Start by clearly stating the research question exactly as given and explain why it is mathematically tractable: you will model weather as a discrete-state stochastic process and use Markov chains with transition matrices estimated by maximum likelihood. Collect a minimum of two to five years of daily weather observations for city X from reliable sources (meteorological agencies or open datasets), decide on a simple, justifiable finite set of weather states (for example: sunny, cloudy, rainy; document how you discretize continuous measurements), and record any preprocessing steps (missing data handling, quality control). In the introduction of the essay, explicitly state your hypothesis about how well a first-order Markov model should predict day-to-day changes and list the assumptions of the model (Markov property, time-homogeneity, stationarity or how you will test for nonstationarity). Describe the independent variable (today’s state) and dependent variable (tomorrow’s state) and justify your choice of one-month prediction windows as the evaluation horizon of interest. Keep this section concise but precise so examiners see the modelling intent immediately.
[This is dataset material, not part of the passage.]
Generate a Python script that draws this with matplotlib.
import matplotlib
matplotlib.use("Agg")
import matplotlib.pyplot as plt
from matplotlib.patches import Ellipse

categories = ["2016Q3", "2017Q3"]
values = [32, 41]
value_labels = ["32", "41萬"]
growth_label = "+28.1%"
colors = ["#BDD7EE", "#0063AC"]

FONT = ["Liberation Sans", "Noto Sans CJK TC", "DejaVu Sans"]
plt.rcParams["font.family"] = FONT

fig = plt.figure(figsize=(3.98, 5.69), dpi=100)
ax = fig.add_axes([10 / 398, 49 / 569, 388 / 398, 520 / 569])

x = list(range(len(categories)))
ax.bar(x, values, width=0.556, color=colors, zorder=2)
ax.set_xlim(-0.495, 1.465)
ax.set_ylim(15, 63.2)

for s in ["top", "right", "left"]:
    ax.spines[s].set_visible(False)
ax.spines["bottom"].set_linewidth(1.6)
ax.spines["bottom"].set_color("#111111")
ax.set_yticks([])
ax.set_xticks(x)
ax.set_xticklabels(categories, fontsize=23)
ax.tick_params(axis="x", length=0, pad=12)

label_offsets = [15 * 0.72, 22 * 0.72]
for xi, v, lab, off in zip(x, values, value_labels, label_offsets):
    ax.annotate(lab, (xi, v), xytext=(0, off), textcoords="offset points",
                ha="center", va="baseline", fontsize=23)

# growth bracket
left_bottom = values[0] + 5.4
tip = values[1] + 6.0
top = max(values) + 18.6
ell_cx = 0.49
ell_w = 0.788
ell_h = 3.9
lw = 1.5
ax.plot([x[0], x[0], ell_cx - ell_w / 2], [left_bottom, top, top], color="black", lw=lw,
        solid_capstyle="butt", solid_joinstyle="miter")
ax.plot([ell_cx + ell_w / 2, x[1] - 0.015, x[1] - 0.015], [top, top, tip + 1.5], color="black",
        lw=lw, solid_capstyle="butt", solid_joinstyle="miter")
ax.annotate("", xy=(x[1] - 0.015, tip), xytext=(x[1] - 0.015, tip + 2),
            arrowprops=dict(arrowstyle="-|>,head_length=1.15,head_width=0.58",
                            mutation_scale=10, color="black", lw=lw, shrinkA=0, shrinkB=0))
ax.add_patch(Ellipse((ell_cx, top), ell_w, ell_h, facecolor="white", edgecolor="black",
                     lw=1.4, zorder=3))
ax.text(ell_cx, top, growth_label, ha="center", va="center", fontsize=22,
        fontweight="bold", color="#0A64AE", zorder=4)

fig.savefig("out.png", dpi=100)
In the methods and analysis sections, give a rigorous, step-by-step account of how you fit transition matrices by maximum likelihood: count observed transitions between states in training data, form the empirical transition matrix, and explain the MLE justification and any smoothing or regularization you use (e.g., add-one or Bayesian priors) to avoid zero probabilities. Discuss checking model order (test whether a second-order chain improves fit) and temporal nonstationarity (compare matrices fitted on different seasons or rolling windows). Define and compute clear performance metrics for one-month prediction accuracy: overall classification accuracy, per-state accuracy, confusion matrix, and probabilistic scores (log-likelihood, Brier score). Use cross-validation or a train-validation-test split that reflects chronology (no shuffling), and produce sample calculations and annotated graphs of predicted vs actual state frequencies, including uncertainty estimates (bootstrap confidence intervals for transition probabilities and predictive accuracy). When using software (Python, R, MATLAB), include screenshots or code snippets in an appendix and explain the mathematical operations you performed.
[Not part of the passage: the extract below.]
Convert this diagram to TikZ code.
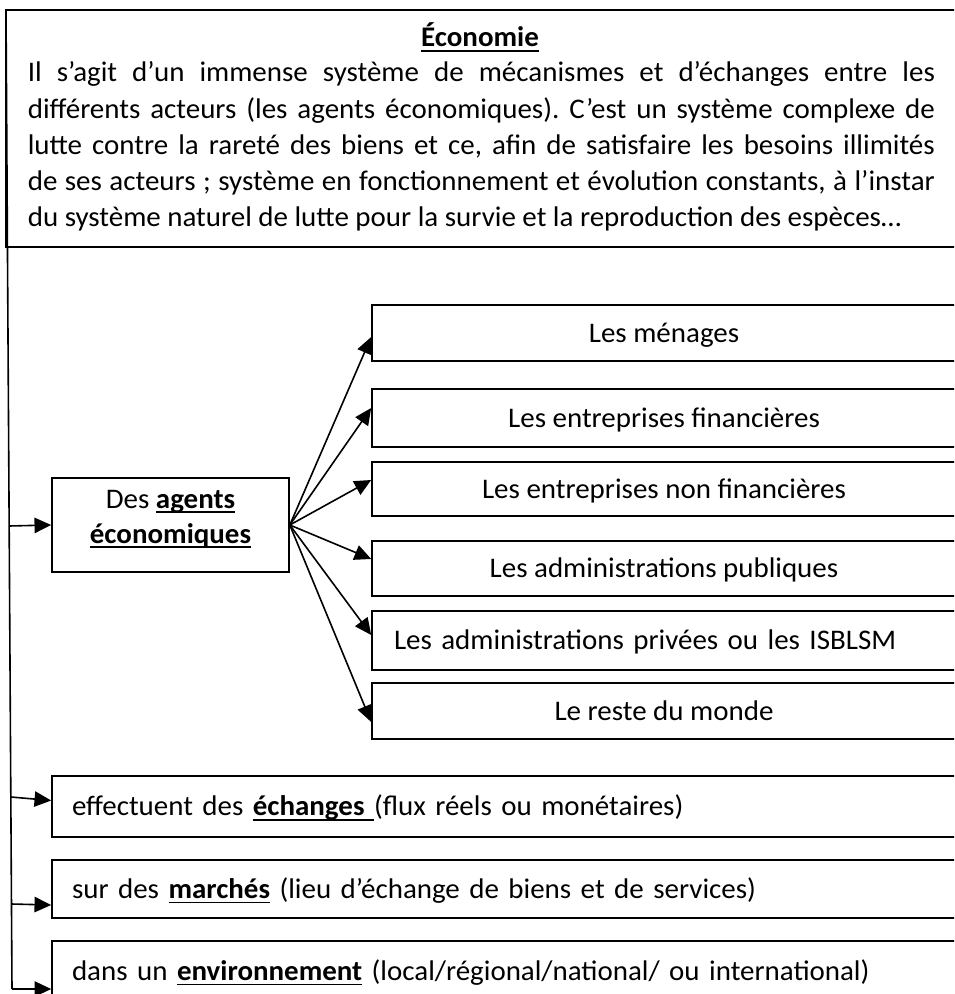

For writing and presentation, structure the main body to move from model derivation and assumptions to data, estimation, validation, and interpretation of results, making mini-conclusions at the end of each subsection. In the discussion and conclusion, answer the research question directly by summarizing quantitative findings (numerical accuracy values and their uncertainties), evaluate limitations (state definition bias, nonstationarity, sample size, spatial representativeness), and suggest concrete extensions (higher-order chains, hidden Markov models, inclusion of covariates like temperature). Ensure all mathematical notation is defined, show derivations where relevant, place large data tables and full code in appendices, and follow IB formatting and referencing rules so your 4,000-word argument is clear, reproducible, and justified.